Holmes' clever strike added to fine first half goals from Josh Magennis and Jake Forster-Caskey. Before the quarter hour, Magennis met Jay Dasilva's precise cross with an equally precise header beyond Henry's right hand. Two minutes before the interval, Forster-Caskey stabbed home a low cross from Dasilva, his second in successive games a timely response to his manager's call for more goals from the gifted midfielder.

The bitter memory of a freezing November day spent suffering in Wiltshire wasn't totally eclipsed in this funereal pre-May Day atmosphere but revenge is sweet, served cold or hot. Maybe next season the record will be similarly set straight with Bury, Rochdale and Peterborough, who yielded Charlton one point between them. Not exactly soaring ambitions admittedly but, trust me, you really had to be at all of those six games to understand where I'm coming from. It's not so much a mission as a grudge.

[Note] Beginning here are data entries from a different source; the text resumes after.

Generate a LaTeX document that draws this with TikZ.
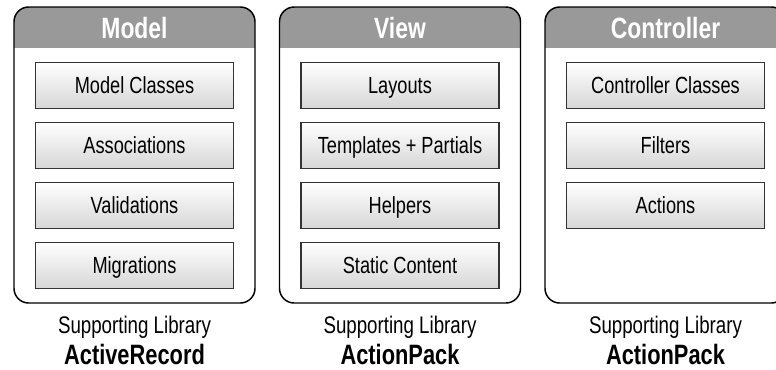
\documentclass[tikz,border=0pt]{standalone}
\usepackage{fontspec}
\setmainfont{Liberation Sans}[FakeStretch=0.78]
\begin{document}
\begin{tikzpicture}[x=0.75pt,y=-0.75pt,
    panel/.style={line width=1.1pt, rounded corners=11pt},
    head/.style={text=white, font=\bfseries\fontsize{22}{24}\selectfont},
    part/.style={draw=black!80, line width=0.9pt, top color=white, bottom color=black!16,
                 minimum width=148.5pt, minimum height=34.5pt, text height=12.5pt, text depth=0pt,
                 font=\fontsize{17.5}{19}\selectfont},
    lib/.style={inner sep=0pt, font=\fontsize{18}{20}\selectfont},
    libname/.style={inner sep=0pt, font=\bfseries\fontsize{21}{23}\selectfont}]
    \clip (0,0) rectangle (776,369);

    % the three layers: frame, grey head, supporting library
    \foreach \x/\id/\hd/\ln in {14/model/Model/ActiveRecord, 279.5/view/View/ActionPack, 545/ctrl/Controller/ActionPack} {
        \begin{scope}
            \clip[rounded corners=11pt] (\x,7) rectangle (\x+241,303);
            \fill[black!40] (\x,7) rectangle (\x+241,48);
        \end{scope}
        \draw[panel] (\x,7) rectangle (\x+241,303);
        \node[head] (\id) at (\x+120.5,28) {\hd};
        \node[lib] (\id-sup) at (\x+120.5,327) {Supporting Library};
        \node[libname] (\id-lib) at (\x+120.5,354) {\ln};
    }

    % Model
    \foreach \t [count=\i] in {Model Classes, Associations, Validations, Migrations}
        \node[part] (model-\i) at (134.5, 25.5+60*\i) {\t};

    % View
    \foreach \t [count=\i] in {Layouts, Templates + Partials, Helpers, Static Content}
        \node[part] (view-\i) at (400, 25.5+60*\i) {\t};

    % Controller
    \foreach \t [count=\i] in {Controller Classes, Filters, Actions}
        \node[part] (ctrl-\i) at (665.5, 25.5+60*\i) {\t};
\end{tikzpicture}
\end{document}
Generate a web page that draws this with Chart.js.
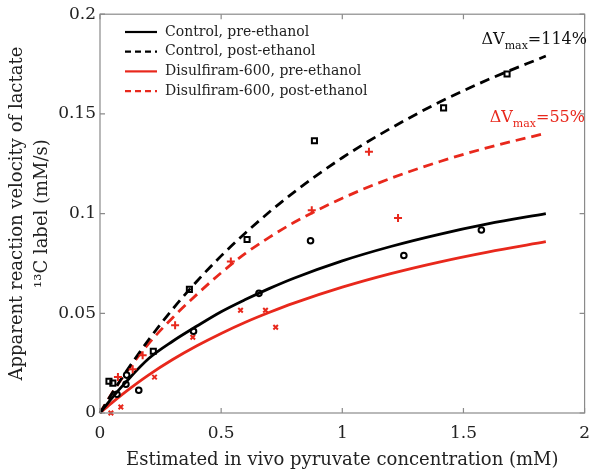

Charlton: Rudd, Solly (Barnes 86), Bauer, Pearce, Dasilva, Byrne (Aribo 82), Crofts, Jackson (Ahearne-Grant 73), Forster-Caskey, Holmes, Magennis. Not used: phillips, Botaka, Ulvestad, Novak. Booked: Bauer.

Swindon: Henry, Thomas, Brophy, Iandolo (Obika 68), Feruz (Twine 68), Colkett, Dabo, Rodgers, Starkey (Goddard 68), Conroy, Norris. Not used: Vigouroux, Gladwin, Barry. Booked: Starkey.

Referee: John Brooks.

Att: 11,932 (578 visiting).

This report is dedicated to the memory of Dean Milner, a Nolan family friend and Charlton season ticket-holder, who died suddenly last Friday in his early fifities. "Gone alas... like our youth too soon".